Licorice Pizza VS There Will Be Blood, The Master, And Phantom Thread
We've had Paul Thomas Anderson (PTA) films for about 25 years now.
Evidently, that number is open to question.
His first film was "Hard Eight" which seems to have been released in 1996 OR 1997. Which is important given that "Boogie Nights" was released in 1997. In any event, Hard Eight comes first and Boogie Nights comes second...
...and they play rather like Reservoir Dogs and then Pulp Fiction for Quentin Tarantino(QT.) A "first small film that caused critics to take notice" followed by a SECOND big breakthrough film.
Of course, QT's splash was bigger. Reservoir Dogs was a bigger deal than Hard Eight, and Pulp Fiction was a bigger deal than Boogie Nights.
But Boogie Nights was certainly big ENOUGH, and for his next two films, PTA managed to grab two very big stars -- Tom Cruise(Magnolia) and Adam Sandler(yep, don't deny it -- and getting him to "go serious" was a big deal.)
If QT is a "bigger deal financially" than PTA, I'd say the reason is simple: QT makes films of violence and action and people getting killed and, well, audiences LIKE that. Whether crime thriller, Western, or war movie -- people die in QT movies. He ALMOST went a whole movie without murders in Once Upon a Time in Hollywood..but then brought on the table-turning Manson killings (OF the Mansons) at the end. Plus the fake TV Western shootings en route, and Brad Pitt's early on beat-down of another Manson goon.
And what of PTA during these same years?
Unlike QT, PTA rather "split" his movies:
Put aside "Hard Eight"(which is set, I believe, in Vegas and Reno.)
Then you get:
"Hip modern Los Angeles movies":
Boogie Nights
Magnolia
Punch Drunk Love
Inherent Vice
Licorice Pizza
and THEN you get:
"Elegant prestige pieces":
There Will Be Blood
The Master
Phantom Thread
I'm already in some trouble here. If I try to split away the three "prestige movies" from the "hip Los Angeles movies"... I can't remember. Did There Will be Blood and The Master have Los Angeles scenes? (Albeit historical ones?)

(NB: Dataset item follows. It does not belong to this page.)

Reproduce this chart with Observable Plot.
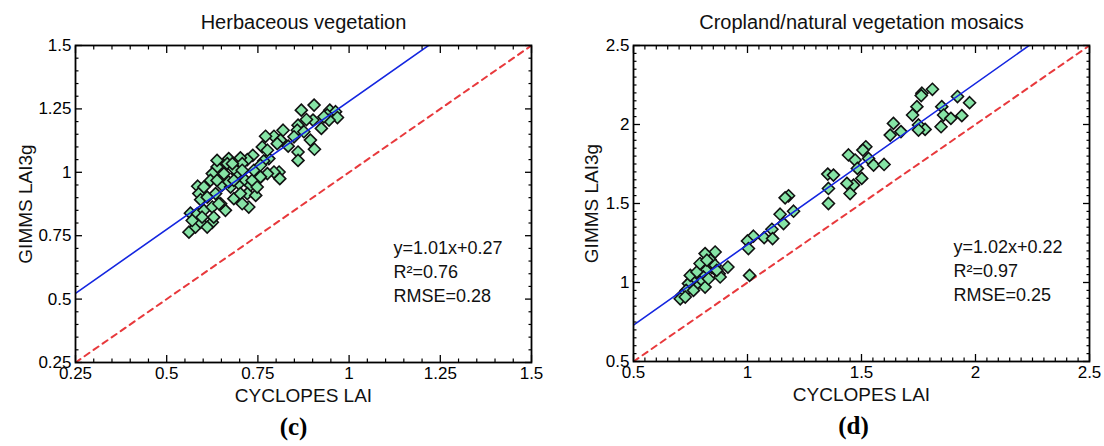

And of the "hip modern Los Angeles movies" fully 3 of them are NOT set modern day. Inherent Vice and Licorice Pizza are set in the 70's; Boogie Nights splits right down the middle- fun 70's to dark 80s.
Still, I think I got my main point down:
There Will Be Blood
The Master
Phantom Thread
are...
roughly...
"Merchant-Ivory movies." You know, those impeccable, staid, elegant, oh-so-serious and somewhat snobbish movies that are made for a "rarefied audience." Room With a View, Howards End, The Remains of the Day.
QT , in defending his movies against charges of their being "offensive" said something like "Hey, you know what's REALLY offensive -- those horseshit Merchant-Ivory movies!" (Or something like that. You could look it up.)
Personally, I don't feel that way about Merchant-Ivory movies. I acknowledge that they are beloved in some quarters, particularly by critics, but also by very intelligent movie goers of a certain viewpoint.
And I am NOT the intended audience or customer for a Merchant-Ivory movie. I don't hate them, I just don't think I'm invited to them.
I'm primarily a guy who likes, and has always liked -- genre movies. Hitchcock thrillers. Peckinpah Westerns. Don Siegel action(Dirty Harry, Charley Varrick.) Scorsese in his gangster mode. And yes, QT (who gives you the "bonus" of great dialogue spoken by top actors along WITH the violence.)
But its not just action and violence. There is no action or violence in Licorice Pizza. What the movie is -- what I respond to -- is the love story and the 70's nostalgia (the LOS ANGELES 70's nostalgia -- I grew up there.)
And here's the thing:
I can remember practically every scene and every line in Licorice Pizza, particularly the final line of the movie.
But I can't remember hardly anything about Phantom Thread or The Master. And I've come to wonder WHY.
I think I've found my answer: those two movies are "Merchant-Ivory movies" under another cover(as INTENDED by PTA - whaddya know, he SOMETIMES wants to BE Merchant-Ivory), and I neither much enjoyed either film when watching them nor remembered much about them later.
I will stipulate that PTA is a great director and ALL three of these films are of equal greatness "objectively": The Master, Phantom Thread, Licorice Pizza.
Its just that I love only one of them, and simply don't care about the other two.